Antes de nada, una observación visual previa: ¿cómo no mirar con los mejores ojos un disco con una portada tan encantadora? Es solo una primera aproximación a un trabajo que destila amor por la música y por el trabajo colaborativo, dos virtudes que solo pueden despertarnos una profunda sensación de simpatía. The Wood Brothers llevan ya tres lustros en activo, acreditaban seis álbumes previos y suman las suficientes horas de vuelo como para que no sean solo un secreto entre los sabiondillos en las inagotables aguas de la música americana de raíz.
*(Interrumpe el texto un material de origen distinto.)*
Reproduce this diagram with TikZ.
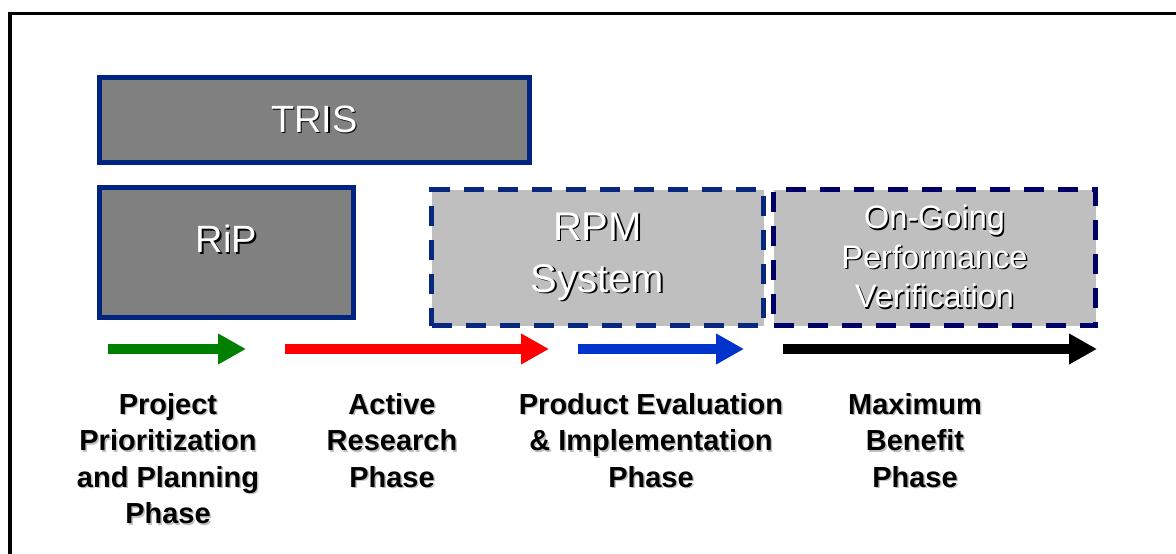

Este reino mental se erige ahora en un territorio idílico, hermoso y soleado ante el que resulta difícil no sucumbir. Es más: no tenemos ninguna necesidad de resistirnos.

 

Situémonos. Chris Wood, contrabajista de fábula, fue integrante de Medeski, Martin & Wood, pura aventura en el jazz de vanguardia y demás aventuras transversales durante los años noventa. De vuelta al terruño, se alía con su hermano Oliver, guitarrista, y un amigo común, Jano Rix, que sabe tocar casi cualquier cosa. Los tres cantan. Los tres, maravillosamente bien. Y de ahí que el folk, el bluegrass, el pop con regusto jazzístico y el country fluyan por sus venas con una naturalidad pasmosa.

 

Lo habían recorrido todo en las músicas con regusto campestre. Son grandes componiendo e interactuando. Y ahora, por aquello de ponerle emoción, optaron por entrar en el estudio sin una sola corchea escrita en sus libretas. Las 11 canciones que integran Kingdom in my mind lucen las firmas solidarias de los tres artífices porque entre todos fueron improvisándolas, armándolas, amasándolas como el ceramista que moldea el barro con las yemas de los dedos. Y es maravilloso pensar en Cry over nothing, por ejemplo, como una memorable prolongación de The Band. O en Little bit sweet como esa canción por la que los hermanos Coen le habrían vendido sus almas al diablo.

 

A veces son más agrestes (Don’t think about my death); otras, más idílicos. Que se note que provienen de Colorado, del medio oeste. Pueden acercarse a los Allman Brothers o dulcificarse en la onda de Jesse Harris, el que fuese compositor de cabecera de Norah Jones. Pero no dan puntada sin hilo. Son estimulantes, efervescentes. Son ese abrazo caluroso que, por ahora, seguimos sin poder darnos.